Die taz-Autoren Ute Scheub und Konrad Melchers haben es geschafft, in einem Klima, in dem Juden in Deutschland ohnehin schon aus der Mitte der Gesellschaft geschoben werden, die Schraube der Abgrenzung wohlmeinend noch eine Stufe weiterzudrehen.
Am 5. September ist Ruth Weiss (sichrona liwracha) in Alter von 101 Jahren verstorben. Ruth setzte sich gegen Rassismus und Apartheid ein. Nicht mit Gratismut, sondern zu einer Zeit, in der das ernsthafte Konsequenzen hatte. Seit 1966 stand sie auf einer Schwarzen Liste der südafrikanischen Regierung. Ihr Leben war geprägt von Mut, Empathie und dem Drang etwas tun zu müssen. Ruth wurde 1924 in Fürth geboren und war Jüdin. Die taz-Autoren machen daraus in der Einleitung die »jüdischstämmige Schriftstellerin und Menschenrechtsaktivistin«. Achten wir genau auf die Wortwahl: Sie war jüdischstämmig? Und was folgte ihrer Abstammung?
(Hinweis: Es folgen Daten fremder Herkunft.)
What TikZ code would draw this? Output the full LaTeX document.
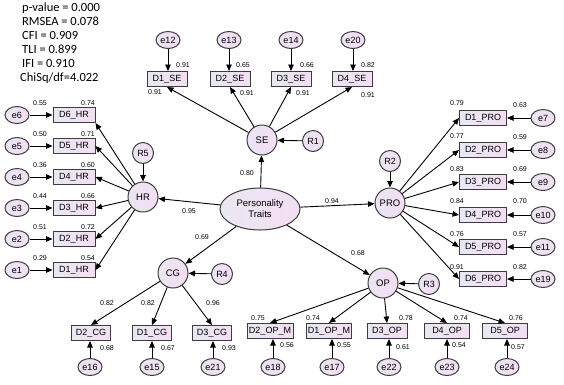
\documentclass[tikz,border=0pt]{standalone}
\usepackage{fontspec}
\setmainfont{Liberation Sans}
\newfontfamily\statfont{Carlito}
\usepackage{xcolor}
\usepackage{tikz}
\usetikzlibrary{shapes.geometric,arrows.meta,positioning,calc}

\definecolor{boxleft}{RGB}{232,232,242}
\definecolor{boxright}{RGB}{244,222,244}
\definecolor{latfill}{RGB}{236,224,242}
\definecolor{edge}{RGB}{60,60,60}

\begin{document}
\begin{tikzpicture}[
    x=1pt, y=-1pt,
    obs/.style={rectangle, draw=edge, line width=1pt, left color=boxleft, right color=boxright, minimum height=15, inner sep=1pt, font=\fontsize{9}{10}\selectfont},
    err/.style={ellipse, draw=edge, line width=1pt, left color=boxleft!60!latfill, right color=boxright, minimum width=24, minimum height=17, inner sep=0pt, font=\fontsize{9}{10}\selectfont},
    latent/.style={circle, draw=edge, line width=1pt, left color=boxleft!60!latfill, right color=boxright, minimum size=30, inner sep=0pt, font=\fontsize{9.5}{10}\selectfont},
    resid/.style={circle, draw=edge, line width=1pt, left color=boxleft!60!latfill, right color=boxright, minimum size=21, inner sep=0pt, font=\fontsize{9}{10}\selectfont},
    num/.style={inner sep=0pt, font=\fontsize{7}{8}\selectfont},
    arrow/.style={-{Triangle[length=6.5pt,width=5.5pt]}, line width=0.9pt, draw=black}
]
    \useasboundingbox (0,0) rectangle (564,384);

    % fit indices
    \node [anchor=north west, align=left, inner sep=0pt, font=\statfont\fontsize{12.5}{14}\selectfont] (fit) at (20,3)
        {\hspace{2pt}p-value = 0.000\\\hspace{2pt}RMSEA = 0.078\\\hspace{2pt}CFI = 0.909\\\hspace{2pt}TLI = 0.899\\\hspace{2pt}IFI = 0.910\\ChiSq/df=4.022};

    % central construct
    \node [ellipse, draw=edge, line width=1pt, left color=boxleft, right color=boxright, minimum width=80, minimum height=42, align=center, inner sep=0pt, font=\fontsize{9.5}{11}\selectfont] (pt) at (260,209) {Personality\\Traits};

    % first-order factors
    \node [latent] (se) at (262,140) {SE};
    \node [latent] (hr) at (143,197) {HR};
    \node [latent] (pro) at (390,203) {PRO};
    \node [latent] (cg) at (173,273) {CG};
    \node [latent] (op) at (383,283) {OP};
    \node [resid] (r1) at (313,141) {R1};
    \node [resid] (r5) at (143,153) {R5};
    \node [resid] (r2) at (390,161) {R2};
    \node [resid] (r4) at (222,274) {R4};
    \node [resid] (r3) at (429,284) {R3};

    \draw [arrow] (pt) -- (se);
    \draw [arrow] (pt) -- (hr);
    \draw [arrow] (pt) -- (pro);
    \draw [arrow] (pt) -- (cg);
    \draw [arrow] (pt) -- (op);
    \draw [arrow] (r1) -- (se);
    \draw [arrow] (r5) -- (hr);
    \draw [arrow] (r2) -- (pro);
    \draw [arrow] (r4) -- (cg);
    \draw [arrow] (r3) -- (op);
    \node [num] at (247,173) {0.80};
    \node [num] at (189,211) {0.95};
    \node [num] at (332,201) {0.94};
    \node [num] at (202,237) {0.69};
    \node [num] at (358,253) {0.68};

    % SE indicators
    \node [obs, minimum width=40] (se1) at (167,79) {D1\_SE};
    \node [obs, minimum width=40] (se2) at (230,79) {D2\_SE};
    \node [obs, minimum width=40] (se3) at (291,79) {D3\_SE};
    \node [obs, minimum width=40] (se4) at (352,79) {D4\_SE};
    \node [err] (e12) at (168,40) {e12};
    \node [err] (e13) at (229,40) {e13};
    \node [err] (e14) at (291,40) {e14};
    \node [err] (e20) at (353,40) {e20};
    \draw [arrow] (se) -- (se1.south);
    \draw [arrow] (se) -- (se2.south);
    \draw [arrow] (se) -- (se3.south);
    \draw [arrow] (se) -- (se4.south);
    \draw [arrow] (e12) -- (e12 |- se1.north);
    \draw [arrow] (e13) -- (e13 |- se2.north);
    \draw [arrow] (e14) -- (e14 |- se3.north);
    \draw [arrow] (e20) -- (e20 |- se4.north);
    \node [num] at (183,65) {0.91};
    \node [num] at (243,65) {0.65};
    \node [num] at (307,65) {0.66};
    \node [num] at (368,65) {0.82};
    \node [num] at (155,92) {0.91};
    \node [num] at (247,93) {0.91};
    \node [num] at (303,93) {0.91};
    \node [num] at (368,95) {0.91};

    % HR indicators
    \node [obs, minimum width=42] (hr6) at (74,115) {D6\_HR};
    \node [obs, minimum width=42] (hr5) at (74,146) {D5\_HR};
    \node [obs, minimum width=42] (hr4) at (74,177) {D4\_HR};
    \node [obs, minimum width=42] (hr3) at (74,208) {D3\_HR};
    \node [obs, minimum width=42] (hr2) at (74,239) {D2\_HR};
    \node [obs, minimum width=42] (hr1) at (74,270) {D1\_HR};
    \node [err] (e6) at (17,115) {e6};
    \node [err] (e5) at (17,146) {e5};
    \node [err] (e4) at (17,177) {e4};
    \node [err] (e3) at (17,208) {e3};
    \node [err] (e2) at (17,239) {e2};
    \node [err] (e1) at (17,270) {e1};
    \draw [arrow] (hr) -- (hr6.south east);
    \draw [arrow] (hr) -- (hr5.east);
    \draw [arrow] (hr) -- (hr4.east);
    \draw [arrow] (hr) -- (hr3.east);
    \draw [arrow] (hr) -- (hr2.east);
    \draw [arrow] (hr) -- (hr1.east);
    \draw [arrow] (e6) -- (hr6);
    \draw [arrow] (e5) -- (hr5);
    \draw [arrow] (e4) -- (hr4);
    \draw [arrow] (e3) -- (hr3);
    \draw [arrow] (e2) -- (hr2);
    \draw [arrow] (e1) -- (hr1);
    \node [num] at (40,103) {0.55};   \node [num] at (88,103) {0.74};
    \node [num] at (40,134) {0.50};   \node [num] at (88,134) {0.71};
    \node [num] at (40,165) {0.36};   \node [num] at (88,165) {0.60};
    \node [num] at (40,196) {0.44};   \node [num] at (88,196) {0.66};
    \node [num] at (40,227) {0.51};   \node [num] at (88,227) {0.72};
    \node [num] at (40,258) {0.29};   \node [num] at (88,258) {0.54};

    % PRO indicators
    \node [obs, minimum width=47] (pro1) at (483,118) {D1\_PRO};
    \node [obs, minimum width=47] (pro2) at (483,150) {D2\_PRO};
    \node [obs, minimum width=47] (pro3) at (483,182) {D3\_PRO};
    \node [obs, minimum width=47] (pro4) at (483,215) {D4\_PRO};
    \node [obs, minimum width=47] (pro5) at (483,247) {D5\_PRO};
    \node [obs, minimum width=47] (pro6) at (483,279) {D6\_PRO};
    \node [err] (e7) at (543,118) {e7};
    \node [err] (e8) at (543,150) {e8};
    \node [err] (e9) at (543,182) {e9};
    \node [err] (e10) at (543,215) {e10};
    \node [err] (e11) at (543,247) {e11};
    \node [err] (e19) at (543,279) {e19};
    \draw [arrow] (pro) -- (pro1.west);
    \draw [arrow] (pro) -- (pro2.west);
    \draw [arrow] (pro) -- (pro3.west);
    \draw [arrow] (pro) -- (pro4.west);
    \draw [arrow] (pro) -- (pro5.west);
    \draw [arrow] (pro) -- (pro6.west);
    \draw [arrow] (e7) -- (pro1);
    \draw [arrow] (e8) -- (pro2);
    \draw [arrow] (e9) -- (pro3);
    \draw [arrow] (e10) -- (pro4);
    \draw [arrow] (e11) -- (pro5);
    \draw [arrow] (e19) -- (pro6);
    \node [num] at (457,103) {0.79};   \node [num] at (520,105) {0.63};
    \node [num] at (457,136) {0.77};   \node [num] at (520,137) {0.59};
    \node [num] at (457,169) {0.83};   \node [num] at (520,169) {0.69};
    \node [num] at (457,201) {0.84};   \node [num] at (520,201) {0.70};
    \node [num] at (457,234) {0.76};   \node [num] at (520,234) {0.57};
    \node [num] at (457,267) {0.91};   \node [num] at (520,267) {0.82};

    % CG indicators
    \node [obs, minimum width=39] (cg2) at (91,333) {D2\_CG};
    \node [obs, minimum width=39] (cg1) at (152,333) {D1\_CG};
    \node [obs, minimum width=39] (cg3) at (212,333) {D3\_CG};
    \node [err] (e16) at (90,367) {e16};
    \node [err] (e15) at (152,367) {e15};
    \node [err] (e21) at (213,367) {e21};
    \draw [arrow] (cg) -- (cg2.north);
    \draw [arrow] (cg) -- (cg1.north);
    \draw [arrow] (cg) -- (cg3.north);
    \draw [arrow] (e16) -- (e16 |- cg2.south);
    \draw [arrow] (e15) -- (e15 |- cg1.south);
    \draw [arrow] (e21) -- (e21 |- cg3.south);
    \node [num] at (107,303) {0.82};
    \node [num] at (148,303) {0.82};
    \node [num] at (213,303) {0.96};
    \node [num] at (107,348) {0.68};
    \node [num] at (168,348) {0.67};
    \node [num] at (229,348) {0.93};

    % OP indicators
    \node [obs, minimum width=46] (op2) at (270,331) {D2\_OP\_M};
    \node [obs, minimum width=42] (op1) at (329,331) {D1\_OP\_M};
    \node [obs, minimum width=40] (op3) at (387,331) {D3\_OP};
    \node [obs, minimum width=45] (op4) at (447,331) {D4\_OP};
    \node [obs, minimum width=45] (op5) at (505,331) {D5\_OP};
    \node [err] (e18) at (273,367) {e18};
    \node [err] (e17) at (332,367) {e17};
    \node [err] (e22) at (389,367) {e22};
    \node [err] (e23) at (447,367) {e23};
    \node [err] (e24) at (507,367) {e24};
    \draw [arrow] (op) -- (op2.north);
    \draw [arrow] (op) -- (op1.north);
    \draw [arrow] (op) -- (op3.north);
    \draw [arrow] (op) -- (op4.north);
    \draw [arrow] (op) -- (op5.north);
    \draw [arrow] (e18) -- (e18 |- op2.south);
    \draw [arrow] (e17) -- (e17 |- op1.south);
    \draw [arrow] (e22) -- (e22 |- op3.south);
    \draw [arrow] (e23) -- (e23 |- op4.south);
    \draw [arrow] (e24) -- (e24 |- op5.south);
    \node [num] at (258,318) {0.75};
    \node [num] at (313,318) {0.74};
    \node [num] at (406,318) {0.78};
    \node [num] at (461,318) {0.74};
    \node [num] at (516,318) {0.76};
    \node [num] at (287,345) {0.56};
    \node [num] at (344,345) {0.55};
    \node [num] at (403,347) {0.61};
    \node [num] at (459,345) {0.54};
    \node [num] at (518,347) {0.57};
\end{tikzpicture}
\end{document}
Sie wurde ein anständiger Mensch?
Nach einer Kurzbiographie kommt das Autorenduo schnell auf ihr aktuelles Buch zu sprechen/schreiben »Erinnern heißt Handeln – Mein Jahrhundertleben für Demokratie und Menschlichkeit«. Das Buch umfasst als große Rückschau auch einen bestimmten Themenbereich und dieser scheint hier besondere Beachtung finden zu müssen. »Auch zum Israel-Palästina-Konflikt erhob sie ihre Stimme.«
Und dann folgt ein Zitat aus dem Buch von Ruth Weiss mit einer kurzen Anmerkung:
„Beide Völker, das jüdische wie das arabisch-palästinensische, haben das Recht, in Palästina zu leben! Und so sehr ich den abscheulichen, durch nichts zu rechtfertigenden Terrorüberfall der Hamas am 7. Oktober 2023 verurteile und seine jüdischen Opfer beklage und betrauere, so sehr beklage und betrauere ich auch das Leid und den Tod der vielen unschuldigen zivilen Opfer von Israels Krieg im Gazastreifen, vor allem der vielen Kinder. Der Hass, der durch jedes weitere Todesopfer immer weiter wächst, wird die Tragödie für beide Völker nur noch weiter verlängern.“ Sie habe jedoch die Hoffnung, dass der Konflikt ähnlich wie in Südafrika beigelegt werden könne. Von hier, taz.de
Herausgetrennt ist dieses Zitat natürlich, weil es zeigen soll, wie besonders diese Haltung ist. Nur: Das ist sie nicht. Und Ruth Weiss war Realistin. Das zeigte ein Interview zu ihrem 100. Geburtstag mit Reinhart Kößler und Daniel Bendix von der Zeitschrift PERIPHERIE. Über Israel:
Und darunter gibt es nicht nur die rechtsextremen Siedler, sondern eben auch eine große Gruppe von Israelis, die mit Arabern Projekte haben oder die Netanjahu niemals wählen würden oder die bereit sind, Gespräche zu führen. Aber dafür muss man auch auf der palästinensischen Seite eine ganz andere Einstellung haben. Und wenn man bedenkt, dass Hamas eine Bewegung ist, die keine Verfassung hat, abgesehen davon, dass sie sagt, Israel muss beendet werden. Dann ist das Dilemma eines Israeli viel größer als das eines Juden in Deutschland oder in Amerika. Weil sie nicht mit diesem Existenzialismus konfrontiert sind. Und nicht mit dem Hass, der auf beiden Seiten erzeugt wurde. Von hier, PERIPHERIE
Der Verdacht liegt nahe, dass hier dieser Aspekt herausgesucht wurde, um auch die großartige Ruth Weiss ideologisch einzuspannen. Das hätte sie vermutlich von sich gewiesen. Vielleicht eine gute Gelegenheit, auch andere Texte von ihr zu lesen.
Kurzer Hinweis: Ich hatte das Glück, Ruth kennenzulernen, als sie im Münsterland lebte. Jede Begegnung, jede ausgetauschte Nachricht werde ich in Erinnerung behalten.